Are there traces of prejudice still existing in Canada?
We in Canada are fortunate to live in a relatively less prejudiced society.
There is less prejudice directed towards visible minorities in Canada than that which manifests itself in the treatment of lower castes in India.
Nevertheless, when there is a case of overt prejudice that shows up in Canada people react to it with shock and awe. They can’t believe what they have borne witness to. It is almost as if prejudice is alien to this society.
What is so shocking about prejudice in Canada? We remind ourselves that “the lower than humankind’ treatment meted out to Chinese immigrants who came to build the railroad in the later part of the nineteenth century and for the next four decades is still a lasting tattoo- like blemish in the history of Canada.

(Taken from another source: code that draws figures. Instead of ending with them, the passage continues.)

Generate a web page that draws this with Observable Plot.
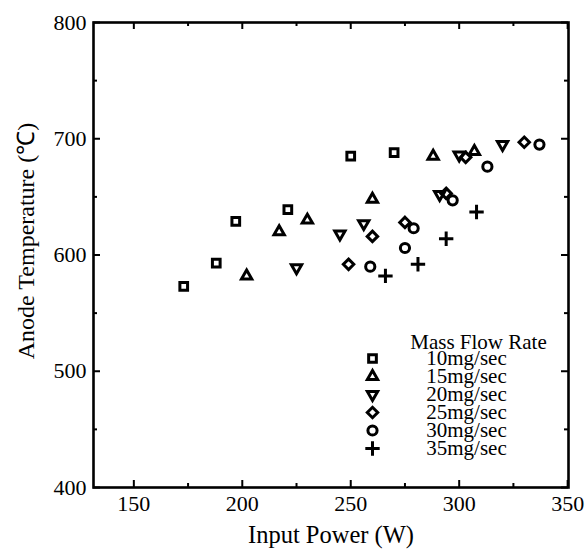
<!DOCTYPE html>
<html><head><meta charset="utf-8">
<script src="https://cdn.jsdelivr.net/npm/d3@7"></script>
<script src="https://cdn.jsdelivr.net/npm/@observablehq/plot@0.6"></script>
<style>html,body{margin:0;padding:0;background:#fff}svg{display:block}</style>
</head><body><div id="chart"></div>
<script>
// ---- data ----
const series = ["10mg/sec","15mg/sec","20mg/sec","25mg/sec","30mg/sec","35mg/sec"];
const power10 = [173, 188, 197, 221, 250, 270];
const temp10  = [573, 593, 629, 639, 685, 688];
const power15 = [202, 217, 230, 260, 288, 307];
const temp15  = [582, 620, 630, 648, 685, 689];
const power20 = [225, 245, 256, 291, 300, 320];
const temp20  = [589, 618, 627, 652, 686, 695];
const power25 = [249, 260, 275, 294, 303, 330];
const temp25  = [592, 616, 628, 653, 684, 697];
const power30 = [259, 275, 279, 297, 313, 337];
const temp30  = [590, 606, 623, 647, 676, 695];
const power35 = [266, 281, 294, 308];
const temp35  = [582, 592, 614, 637];
const xTicks = [150, 200, 250, 300, 350];
const xMinor = [175, 225, 275, 325];
const yTicks = [400, 500, 600, 700, 800];
const yMinor = [450, 550, 650, 750];
const xLabel = "Input Power (W)";
const yLabel = "Anode Temperature (℃)";
const legendTitle = "Mass Flow Rate";

// ---- styling ----
const font = "'Liberation Serif', 'Times New Roman', serif";
const W = 586, H = 550;
const mL = 93, mR = 18, mT = 22, mB = 63;
const frameW = W - mL - mR, frameH = H - mT - mB;
const triangleDown = {
  draw(ctx, size) {
    const s = Math.sqrt(size) * 0.6824, t = s / 2, u = s * Math.sqrt(3) / 2;
    ctx.moveTo(0, s); ctx.lineTo(u, -t); ctx.lineTo(-u, -t); ctx.closePath();
  }
};
const groups = [
  {x: power10, y: temp10, symbol: "square2", r: 4.9},
  {x: power15, y: temp15, symbol: "triangle2", r: 4.9},
  {x: power20, y: temp20, symbol: triangleDown, r: 4.9},
  {x: power25, y: temp25, symbol: "diamond2", r: 4.7},
  {x: power30, y: temp30, symbol: "circle", r: 4.6},
  {x: power35, y: temp35, symbol: "plus", r: 4.7}
];
const dotStyle = {stroke: "black", fill: "none", strokeWidth: 3};

const marks = [];
// inward ticks on all four sides
const tk = (len) => frameH - len, tkx = (len) => frameW - len;
marks.push(Plot.tickX(xTicks, {x: d => d, insetTop: tk(7), strokeWidth: 2}));
marks.push(Plot.tickX(xMinor, {x: d => d, insetTop: tk(4), strokeWidth: 2}));
marks.push(Plot.tickX(xTicks, {x: d => d, insetBottom: tk(7), strokeWidth: 2}));
marks.push(Plot.tickX(xMinor, {x: d => d, insetBottom: tk(4), strokeWidth: 2}));
marks.push(Plot.tickY(yTicks, {y: d => d, insetRight: tkx(7), strokeWidth: 2}));
marks.push(Plot.tickY(yMinor, {y: d => d, insetRight: tkx(4), strokeWidth: 2}));
marks.push(Plot.tickY(yTicks, {y: d => d, insetLeft: tkx(7), strokeWidth: 2}));
marks.push(Plot.tickY(yMinor, {y: d => d, insetLeft: tkx(4), strokeWidth: 2}));
marks.push(Plot.frame({stroke: "black", strokeWidth: 2.6}));
marks.push(Plot.axisX({ticks: xTicks, anchor: "bottom", tickSize: 0, tickPadding: 8, fontSize: 22, label: null, fontFamily: font}));
marks.push(Plot.axisY({ticks: yTicks, anchor: "left", tickSize: 0, tickPadding: 7, fontSize: 22, label: null, fontFamily: font}));
marks.push(Plot.text([xLabel], {frameAnchor: "bottom", dy: 48, lineAnchor: "middle", textAnchor: "middle", fontSize: 24.5, text: d => d, fontFamily: font}));
marks.push(Plot.text([yLabel], {frameAnchor: "left", dx: -67, dy: -14, rotate: -90, lineAnchor: "middle", textAnchor: "middle", fontSize: 24, text: d => d, fontFamily: font}));

// data points
groups.forEach(g => {
  const data = g.x.map((x, i) => ({x, y: g.y[i]}));
  marks.push(Plot.dot(data, {x: "x", y: "y", symbol: g.symbol, r: g.r, ...dotStyle}));
});

// legend inside the frame
marks.push(Plot.text([legendTitle], {frameAnchor: "top-left", dx: 385, dy: 320, text: d => d, fontSize: 21, fontFamily: font, lineAnchor: "middle", textAnchor: "middle"}));
series.forEach((s, i) => {
  const g = groups[i];
  marks.push(Plot.dot([s], {frameAnchor: "top-left", dx: 279, dy: 336 + 18 * i, symbol: g.symbol, r: g.r, ...dotStyle}));
  marks.push(Plot.text([s], {frameAnchor: "top-left", dx: 373, dy: 336 + 18 * i, text: d => d, fontSize: 21, fontFamily: font, lineAnchor: "middle", textAnchor: "middle"}));
});

const chart = Plot.plot({
  width: W, height: H,
  marginLeft: mL, marginRight: mR, marginTop: mT, marginBottom: mB,
  style: {fontFamily: font, background: "white", color: "black"},
  x: {domain: [131.4, 350.4]},
  y: {domain: [400, 800]},
  marks
});
document.getElementById("chart").appendChild(chart);
</script>
</body></html>
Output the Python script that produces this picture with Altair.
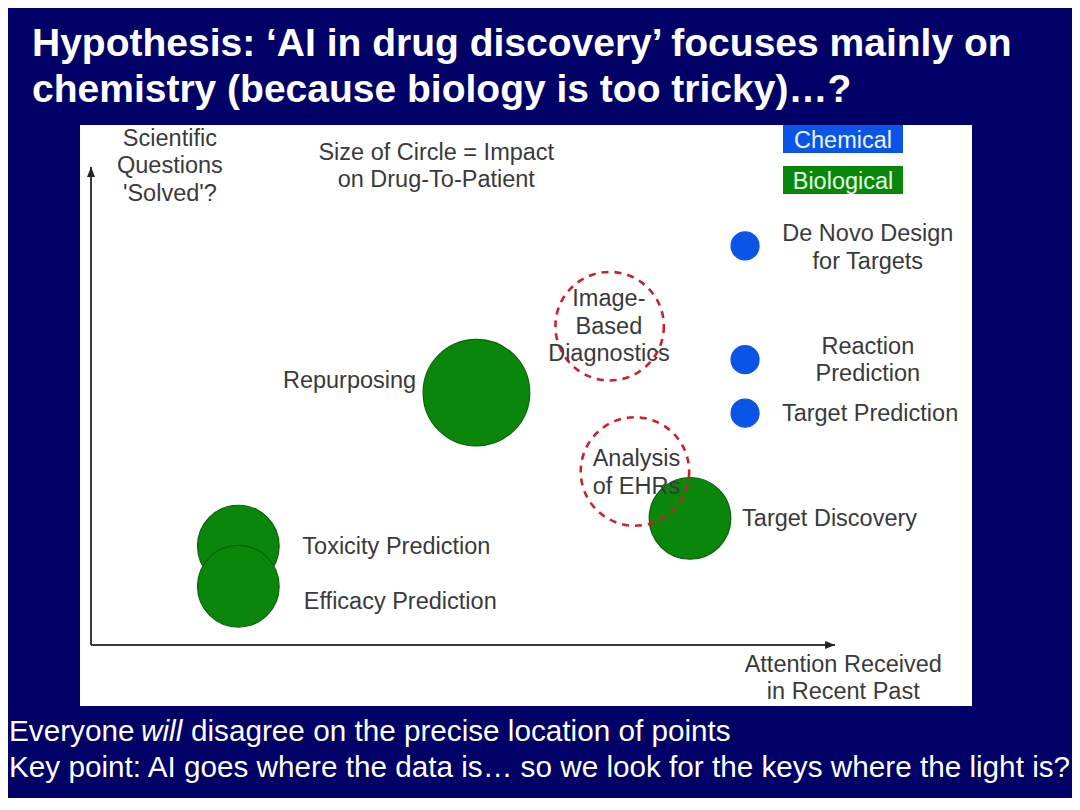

The other day you tube shocked us with an unbelievable display of cowardice in prejudice: three white teenagers attacking a colored youth in Courtney, British Columbia that was caught graphically on amateur video. It came to us as a shock. But to my fourth generation Japanese-Canadian friend it came as no surprise.
“ There are a lot of red necks up there on the Island!” he noted.
And so what if there is some prejudice in isolated cases. What is it we minorities expect? Do we expect some utopian world where black, white, yellow and pink all hold hands and stick daffodils in the guns of armored tanks? That can happen like it once did on the wide screen, but why go through all the bother when it possibly never will in our lifetimes.
Just as well- Canada is referred to as a multi-cultural society. If on the other hand it were touted as a “melting pot” some of us minorities might have quipped sardonically: “ Get real!”
Prejudice is a tragedy for human kind, but then, time will surely be the healer. With the passing of generations this carcinogen will become antiquated, it will vanish. Prejudice is a luxury- as was the war in Iraq. The world paid the price indirectly for an offshoot of prejudice and ultimately we now inhabit a planet with many more hungry people than before.
Maybe we ought to stop worrying about others and just do our bit to bring prejudice to an abrupt end. I think we can do this by looking inward.
At sometime in our lifetimes most of us have been perpetrators of prejudice in some form or the other. If we realize that aspect of our hypocritical selves, we might come nearer to living in harmony.